>> start

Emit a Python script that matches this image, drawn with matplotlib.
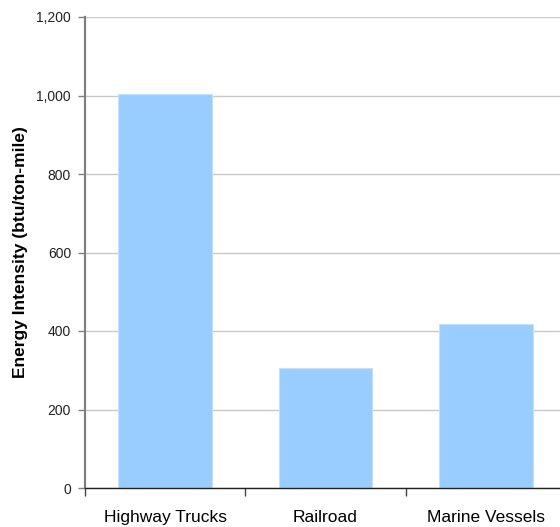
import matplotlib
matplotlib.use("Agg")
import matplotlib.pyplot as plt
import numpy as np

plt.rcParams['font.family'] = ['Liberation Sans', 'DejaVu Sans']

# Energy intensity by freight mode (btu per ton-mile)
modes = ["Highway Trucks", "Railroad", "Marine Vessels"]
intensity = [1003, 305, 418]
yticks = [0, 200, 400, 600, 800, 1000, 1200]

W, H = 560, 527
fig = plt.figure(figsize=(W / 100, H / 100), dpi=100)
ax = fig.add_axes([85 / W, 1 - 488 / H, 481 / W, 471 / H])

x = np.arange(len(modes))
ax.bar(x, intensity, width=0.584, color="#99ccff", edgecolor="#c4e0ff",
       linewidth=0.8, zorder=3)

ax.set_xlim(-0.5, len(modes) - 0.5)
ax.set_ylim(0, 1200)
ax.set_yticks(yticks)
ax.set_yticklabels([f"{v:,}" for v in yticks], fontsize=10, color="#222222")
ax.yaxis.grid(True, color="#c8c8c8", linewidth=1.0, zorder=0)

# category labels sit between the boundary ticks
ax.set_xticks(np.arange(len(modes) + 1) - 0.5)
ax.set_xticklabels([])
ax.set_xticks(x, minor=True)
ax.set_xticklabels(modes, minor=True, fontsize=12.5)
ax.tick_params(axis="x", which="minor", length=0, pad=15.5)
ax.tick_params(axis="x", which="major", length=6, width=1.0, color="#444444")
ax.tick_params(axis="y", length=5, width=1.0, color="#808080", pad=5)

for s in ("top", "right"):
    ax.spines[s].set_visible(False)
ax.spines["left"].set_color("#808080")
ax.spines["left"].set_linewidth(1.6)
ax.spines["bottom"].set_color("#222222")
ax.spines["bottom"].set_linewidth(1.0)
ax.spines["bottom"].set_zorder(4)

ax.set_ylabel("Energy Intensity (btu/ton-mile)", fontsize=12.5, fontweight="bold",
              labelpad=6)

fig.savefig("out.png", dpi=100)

>> end

What you will do — Copy all the lines of data exactly as they appear, dropping any images.

Reply to the task —
Emit a Python script that matches this image, drawn with matplotlib.
import matplotlib
matplotlib.use("Agg")
import matplotlib.pyplot as plt
import numpy as np

plt.rcParams['font.family'] = ['Liberation Sans', 'DejaVu Sans']

# Energy intensity by freight mode (btu per ton-mile)
modes = ["Highway Trucks", "Railroad", "Marine Vessels"]
intensity = [1003, 305, 418]
yticks = [0, 200, 400, 600, 800, 1000, 1200]

W, H = 560, 527
fig = plt.figure(figsize=(W / 100, H / 100), dpi=100)
ax = fig.add_axes([85 / W, 1 - 488 / H, 481 / W, 471 / H])

x = np.arange(len(modes))
ax.bar(x, intensity, width=0.584, color="#99ccff", edgecolor="#c4e0ff",
       linewidth=0.8, zorder=3)

ax.set_xlim(-0.5, len(modes) - 0.5)
ax.set_ylim(0, 1200)
ax.set_yticks(yticks)
ax.set_yticklabels([f"{v:,}" for v in yticks], fontsize=10, color="#222222")
ax.yaxis.grid(True, color="#c8c8c8", linewidth=1.0, zorder=0)

# category labels sit between the boundary ticks
ax.set_xticks(np.arange(len(modes) + 1) - 0.5)
ax.set_xticklabels([])
ax.set_xticks(x, minor=True)
ax.set_xticklabels(modes, minor=True, fontsize=12.5)
ax.tick_params(axis="x", which="minor", length=0, pad=15.5)
ax.tick_params(axis="x", which="major", length=6, width=1.0, color="#444444")
ax.tick_params(axis="y", length=5, width=1.0, color="#808080", pad=5)

for s in ("top", "right"):
    ax.spines[s].set_visible(False)
ax.spines["left"].set_color("#808080")
ax.spines["left"].set_linewidth(1.6)
ax.spines["bottom"].set_color("#222222")
ax.spines["bottom"].set_linewidth(1.0)
ax.spines["bottom"].set_zorder(4)

ax.set_ylabel("Energy Intensity (btu/ton-mile)", fontsize=12.5, fontweight="bold",
              labelpad=6)

fig.savefig("out.png", dpi=100)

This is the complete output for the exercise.